WHAT IS REQUIRED>
Repeat every line of the listing below exactly, minus the pictures.

DATA>
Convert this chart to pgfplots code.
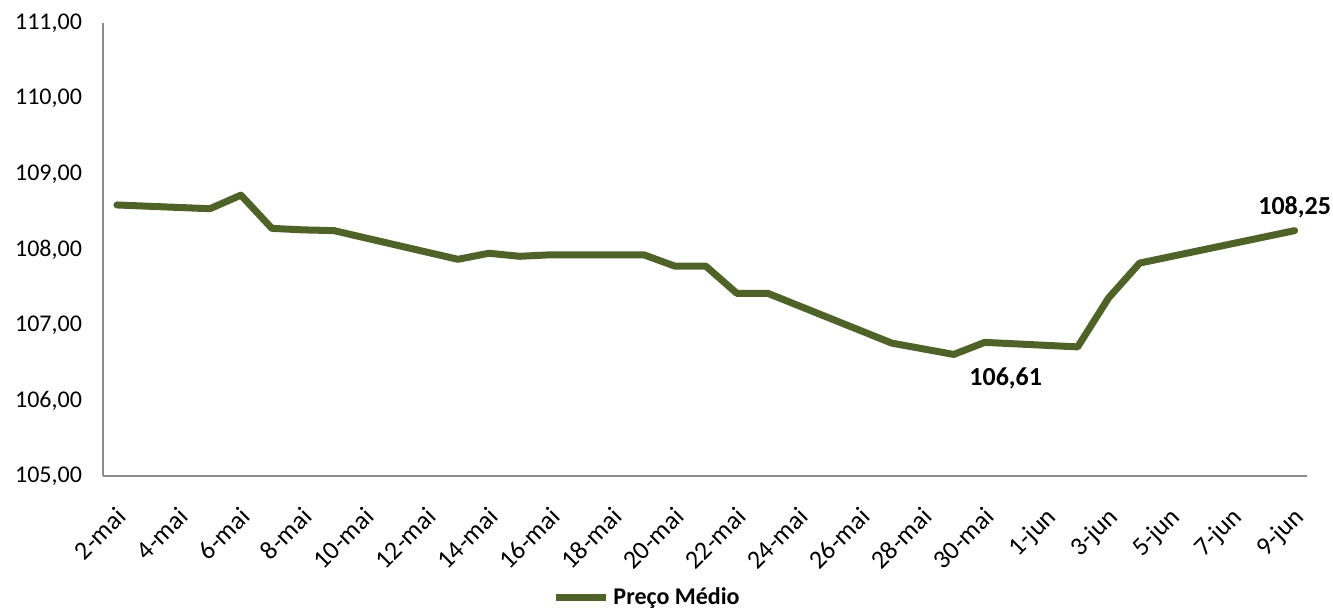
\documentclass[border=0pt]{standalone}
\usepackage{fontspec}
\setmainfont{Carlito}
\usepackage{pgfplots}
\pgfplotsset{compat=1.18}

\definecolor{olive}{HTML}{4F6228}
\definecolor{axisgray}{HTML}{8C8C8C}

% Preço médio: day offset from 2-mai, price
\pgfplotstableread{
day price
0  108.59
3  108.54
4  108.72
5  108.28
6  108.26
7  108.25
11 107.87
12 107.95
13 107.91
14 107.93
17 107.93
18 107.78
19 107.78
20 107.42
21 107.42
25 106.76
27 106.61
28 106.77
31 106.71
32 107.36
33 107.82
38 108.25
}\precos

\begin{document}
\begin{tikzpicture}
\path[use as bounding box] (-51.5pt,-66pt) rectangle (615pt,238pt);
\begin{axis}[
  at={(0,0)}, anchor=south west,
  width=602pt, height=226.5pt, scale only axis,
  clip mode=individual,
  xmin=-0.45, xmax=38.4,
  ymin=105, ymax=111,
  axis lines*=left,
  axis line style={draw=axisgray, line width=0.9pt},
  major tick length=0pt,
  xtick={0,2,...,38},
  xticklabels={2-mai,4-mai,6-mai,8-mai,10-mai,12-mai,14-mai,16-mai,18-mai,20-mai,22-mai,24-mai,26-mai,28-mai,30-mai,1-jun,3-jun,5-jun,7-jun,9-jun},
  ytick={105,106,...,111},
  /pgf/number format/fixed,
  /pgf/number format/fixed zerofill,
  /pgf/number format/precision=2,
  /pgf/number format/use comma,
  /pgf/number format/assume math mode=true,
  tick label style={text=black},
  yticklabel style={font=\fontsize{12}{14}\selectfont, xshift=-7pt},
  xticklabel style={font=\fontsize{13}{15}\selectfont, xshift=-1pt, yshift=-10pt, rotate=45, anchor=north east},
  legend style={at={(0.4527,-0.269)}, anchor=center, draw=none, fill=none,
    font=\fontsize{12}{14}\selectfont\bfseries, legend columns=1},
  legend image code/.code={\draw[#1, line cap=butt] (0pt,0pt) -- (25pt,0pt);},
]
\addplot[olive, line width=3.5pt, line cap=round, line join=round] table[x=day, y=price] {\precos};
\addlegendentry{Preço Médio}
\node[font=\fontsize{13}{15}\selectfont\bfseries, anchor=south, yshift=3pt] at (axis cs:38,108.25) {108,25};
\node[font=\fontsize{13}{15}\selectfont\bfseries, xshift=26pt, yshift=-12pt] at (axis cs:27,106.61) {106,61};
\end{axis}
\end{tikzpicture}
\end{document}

RESULT>
Convert this chart to pgfplots code.
\documentclass[border=0pt]{standalone}
\usepackage{fontspec}
\setmainfont{Carlito}
\usepackage{pgfplots}
\pgfplotsset{compat=1.18}

\definecolor{olive}{HTML}{4F6228}
\definecolor{axisgray}{HTML}{8C8C8C}

% Preço médio: day offset from 2-mai, price
\pgfplotstableread{
day price
0  108.59
3  108.54
4  108.72
5  108.28
6  108.26
7  108.25
11 107.87
12 107.95
13 107.91
14 107.93
17 107.93
18 107.78
19 107.78
20 107.42
21 107.42
25 106.76
27 106.61
28 106.77
31 106.71
32 107.36
33 107.82
38 108.25
}\precos

\begin{document}
\begin{tikzpicture}
\path[use as bounding box] (-51.5pt,-66pt) rectangle (615pt,238pt);
\begin{axis}[
  at={(0,0)}, anchor=south west,
  width=602pt, height=226.5pt, scale only axis,
  clip mode=individual,
  xmin=-0.45, xmax=38.4,
  ymin=105, ymax=111,
  axis lines*=left,
  axis line style={draw=axisgray, line width=0.9pt},
  major tick length=0pt,
  xtick={0,2,...,38},
  xticklabels={2-mai,4-mai,6-mai,8-mai,10-mai,12-mai,14-mai,16-mai,18-mai,20-mai,22-mai,24-mai,26-mai,28-mai,30-mai,1-jun,3-jun,5-jun,7-jun,9-jun},
  ytick={105,106,...,111},
  /pgf/number format/fixed,
  /pgf/number format/fixed zerofill,
  /pgf/number format/precision=2,
  /pgf/number format/use comma,
  /pgf/number format/assume math mode=true,
  tick label style={text=black},
  yticklabel style={font=\fontsize{12}{14}\selectfont, xshift=-7pt},
  xticklabel style={font=\fontsize{13}{15}\selectfont, xshift=-1pt, yshift=-10pt, rotate=45, anchor=north east},
  legend style={at={(0.4527,-0.269)}, anchor=center, draw=none, fill=none,
    font=\fontsize{12}{14}\selectfont\bfseries, legend columns=1},
  legend image code/.code={\draw[#1, line cap=butt] (0pt,0pt) -- (25pt,0pt);},
]
\addplot[olive, line width=3.5pt, line cap=round, line join=round] table[x=day, y=price] {\precos};
\addlegendentry{Preço Médio}
\node[font=\fontsize{13}{15}\selectfont\bfseries, anchor=south, yshift=3pt] at (axis cs:38,108.25) {108,25};
\node[font=\fontsize{13}{15}\selectfont\bfseries, xshift=26pt, yshift=-12pt] at (axis cs:27,106.61) {106,61};
\end{axis}
\end{tikzpicture}
\end{document}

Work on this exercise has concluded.